Under the proposal presented by CTIA and the wireless service providers, political committees are solely responsible for ensuring that contributions by text message are lawful.
A treasurer of a political committee “must keep an account of (1) all contributions received by or on behalf of such political committee; (2) the name and address of any person who makes any contribution in excess of $50, together with the date and amount of such contribution by any person; [and] (3) the identification of any person who makes a contribution or contributions aggregating more than $200 during a calendar year, together with the date and amount of any such contribution.” See 2 U.S.C. §432(c)(1)-(3); see also 11 CFR 110.4(c).
Commission regulations also state that “[t]he treasurer shall be responsible for examining all contributions received for evidence of illegality and for ascertaining whether contributions received, when aggregated with other contributions from the same contributor, exceed the [Act’s] contribution limitations.” See 11 CFR 103.3(b).

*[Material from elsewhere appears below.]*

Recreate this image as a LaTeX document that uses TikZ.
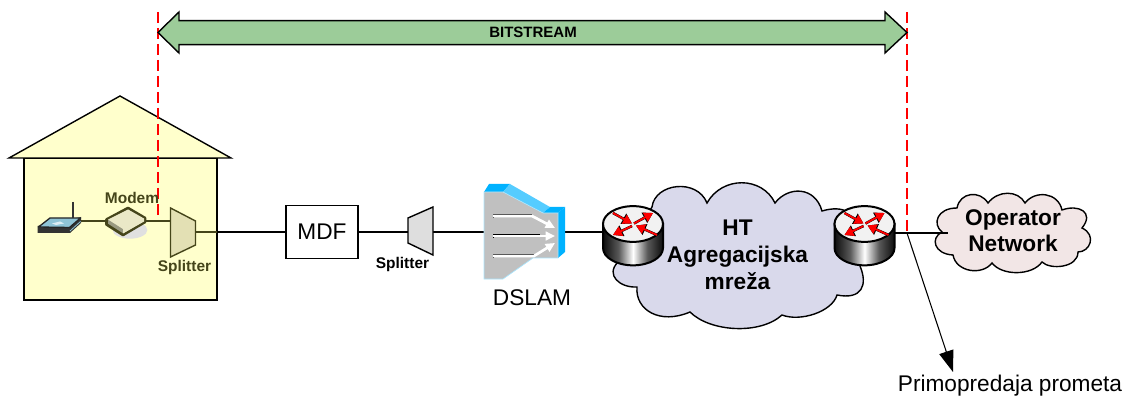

Under the proposal, CTIA and the wireless service providers are not responsible for determining the eligibility of a contributor, or for ensuring compliance with the $50 monthly limit on contributions and the recordkeeping obligations for contributions in excess of $200. See AO 2012-17 (m-Qube I).
The wireless service providers also may develop eligibility criteria based upon commercial considerations and therefore may decide to accept only proposals from some political committees and not others.
When CTIA and the wireless service providers operate according to their normal business practices, no prohibited corporate contributions will result. Deviations from normal business practices could constitute “in-kind” contributions in situations such as a discount to a political committee that is not available to others on equal terms or preferential treatment outside of the business relationship. See 2 U.S.C. §441b(a); 11 CFR 114.2(b)(1).
Date Issued: August 14, 2012; Length: 10 pages.